LETTER : Hunters are the messiest of our farmland crossers
Dear Editor, During the summer months, Oliver McDonnell, writing inthe Farming Independent , highlighted the problem of modern farming: people walking across farm land, making gaps in ditches, leaving gates open, trampling through fields of corn, then passing through fields of livestock, sometimes with dogs, exciting and terrifying sheep and putting themselves at risk of attack by a suckler cow (protecting her calf) or a bull.
These people have no idea of the damage they do, and couldn't care less. When they have gone, there are cattle in neighbours' corn, or sheep have had become excitable and could ultimately lose lambs.
The farmer discovers that all this activity could cost him days of putting everything right. If he says anything to the intruders, he gets 'the finger'.
I can well sympathise with Mr McDonnell and support him in his article. But I was surprised that he didn't mention the fox hunting people. Maybe they didn't bother him at all. If he had over 90 horses tearing up his winter corn, leaving gaps in ditches; a hunt terrorising his livestock in fields, yards and sheds with their horses, hounds, and hooters, then he would really have something to complain about.
The hunters are the most arrogant and tribal people one could meet. Generally, they never ask permission to enter lands. If a farmer asks them to leave, or tries to prevent them from encroaching on his land, he gets bad mannered abuse, even from so-called ladies with gutter mouths. If the farmer sends a bill to the hunters, they generally do not pay because there are solicitors and members of the judiciary riding with them.
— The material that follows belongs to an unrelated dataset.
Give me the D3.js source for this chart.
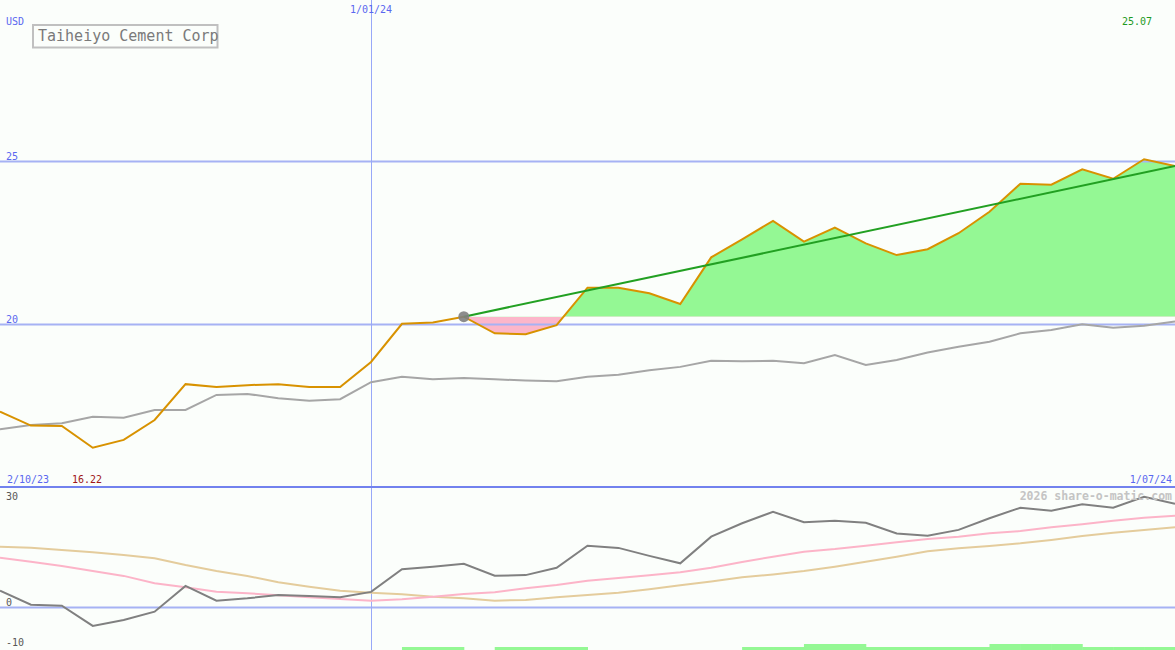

They are a law unto themselves.
In this compensation-ridden society of ours, even a farmer who succeeded in winning a court action against a hunt could be ruined by the excessive cost of the proceedings. So the best and easiest way forward for the farmer is to refuse everybody access to his farm.
Lock all gates, especially on roadsides, due to the ever-present danger and consequences of animals straying onto our new, busy 'Motor Racing Tracks'.
People who leave gates open can cause serious accidents. In today's world, the right of access of another age is just not possible anymore. Everywhere one goes, there are charges for car parking, for example, or to use another person's property in any way. But no one is paying the farmer for the recreational use of his land.